As a full-time freelance journalist I'm used to writing for cash-strapped and spent-out twenty and thirty something women, so I should really have read the small print when I had to replace a laptop in February this year.

Smarting from a recent large tax bill my only choice was to take up PC World's offer of store credit. I ended up buying a £1,299 laptop plus a £200 iPod plus a £499 insurance package, a total of £2,052.99. I agreed to repay this back at £70 back each month over a period of three years.

The store assistant told me that I would not have to pay any interest if I paid the total back within a year. I cringe when I think of it now, but I did not even check the interest rate, or what the small print said about this 'interest-free' offer. I was determined to pay back the full amount within the year, so it didn't really matter what the rate was.

Seven months later, with a new job and some spare cash in hand I made the sensible decision to clear my laptop debt, which I had reckoned at that stage to be just over £1,500.

It wasn't. HFC Bank, which operates PC World's store credit, informed me I still owed £2,000. I asked what had happened to the interest free deal but HFC Bank told me there had been no such option and that in seven months I had already racked up nearly £500 interest.

So, I called the store, only to be told to go away and read the small print. It was my word against the sales assistant's. There was nothing I could do except pay up. I decided to pay what I felt I owed, £1,500, and argue about the interest with PC World later.

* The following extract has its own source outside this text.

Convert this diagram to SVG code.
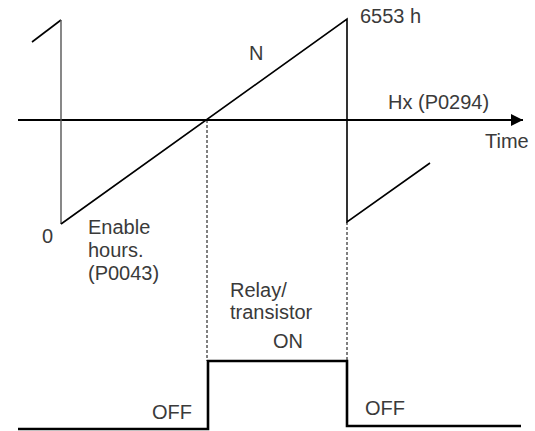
<svg xmlns="http://www.w3.org/2000/svg" width="535" height="431" viewBox="0 0 535 431">
<style>
text{font-family:"Liberation Sans",Arial,sans-serif;font-size:20px;fill:#3a3a3a}
.ln{stroke:#000;stroke-width:1.6;fill:none}
.dash{stroke:#000;stroke-width:1;stroke-dasharray:3,2;fill:none}
.sq{stroke:#000;stroke-width:2.6;fill:none}
</style>
<defs>
<marker id="arr" viewBox="0 0 12 12" refX="12" refY="6" markerWidth="12" markerHeight="12" markerUnits="userSpaceOnUse" orient="auto">
<path d="M0,0 L12,6 L0,12 Z" fill="#000"/>
</marker>
</defs>
<g id="connectors">
<line class="dash" x1="207" y1="120" x2="207" y2="361"/>
<line class="dash" x1="347" y1="222" x2="347" y2="361"/>
<line x1="18" y1="120" x2="523" y2="120" stroke="#000" stroke-width="2.2" marker-end="url(#arr)"/>
<polyline class="ln" points="32,42 61,20"/>
<line x1="61" y1="20" x2="61" y2="224" stroke="#555" stroke-width="1.4"/>
<polyline class="ln" points="61,224 347,19 347,222 430,163"/>
<polyline class="sq" points="18,429 208,429 208,361 347,361 347,426 521,426"/>
</g>
<g id="labels">
<text x="249" y="60">N</text>
<text x="360" y="23">6553 h</text>
<text x="388" y="109">Hx (P0294)</text>
<text x="485" y="148">Time</text>
<text x="42" y="243">0</text>
<text x="88" y="234">Enable</text>
<text x="88" y="257">hours.</text>
<text x="88" y="280">(P0043)</text>
<text x="230" y="297">Relay/</text>
<text x="230" y="319">transistor</text>
<text x="273" y="348">ON</text>
<text x="152" y="419">OFF</text>
<text x="365" y="415">OFF</text>
</g>
</svg>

But when I called HFC Bank back to make the payment I was informed I would have to pay another £800 interest. Even more shocking, and only after I insisted on the information, I was told that if I kept the loan running for the full three years I would have to pay an extra £1,319.01 in interest alone. This brought the cost of my laptop - now worth a sickening £700 on the Apple Store website - to over £3,000.

According to PC World it was my fault for not reading the small print. PC World maintains that it was I who made the mistake.

But after a lot of discussion, it has now agreed to refund my interest as a gesture of goodwill. Gina Jones at PC World said: "All our sales assistants are fully trained and informed about credit, we have been selling goods with very few complaints for years."

So how can you avoid making the mistakes I did? Well it's probably best to avoid store credit altogether.

If you are going to borrow a sum of more than £1,000 look around for a loan or a zero per cent credit card as their interest rates are on average nine times cheaper according to the Consumer's Association.

Last year a CA report found that someone borrowing £5,000 over three years using an in-store credit deal at 30% would pay just over £2,000 in interest compared to £540 for a similar loan of 7%.

In-store credit deals and store cards are the most expensive ways to borrow. Beware of anything offering a zero per cent period at the start of the loan because if you do not pay the loan back within the interest-free period, normally around 12 months, you end up paying interest back to the day the loan started.

Always check the rate you see advertised is the rate you get - sometimes it is the lowest rate that is advertised in the store. Make sure you know how the interest is being calculated, mine was calculated monthly, so in effect I ended up paying 19% of the total loan each year.

The Office of Fair Trading admitted that when it comes to any type of credit there is no substitute for reading the small print.

"If someone mentions an interest free credit deal get it down in writing," said Roger Hislop of the OFT. Shoppers should not take anything for granted. "If something is said verbally it could be part of the legally binding arrangement but proving it could be a problem and deals do change."

The OFT also recommends that you get any promises in writing, and above all get the store to explain how the interest works.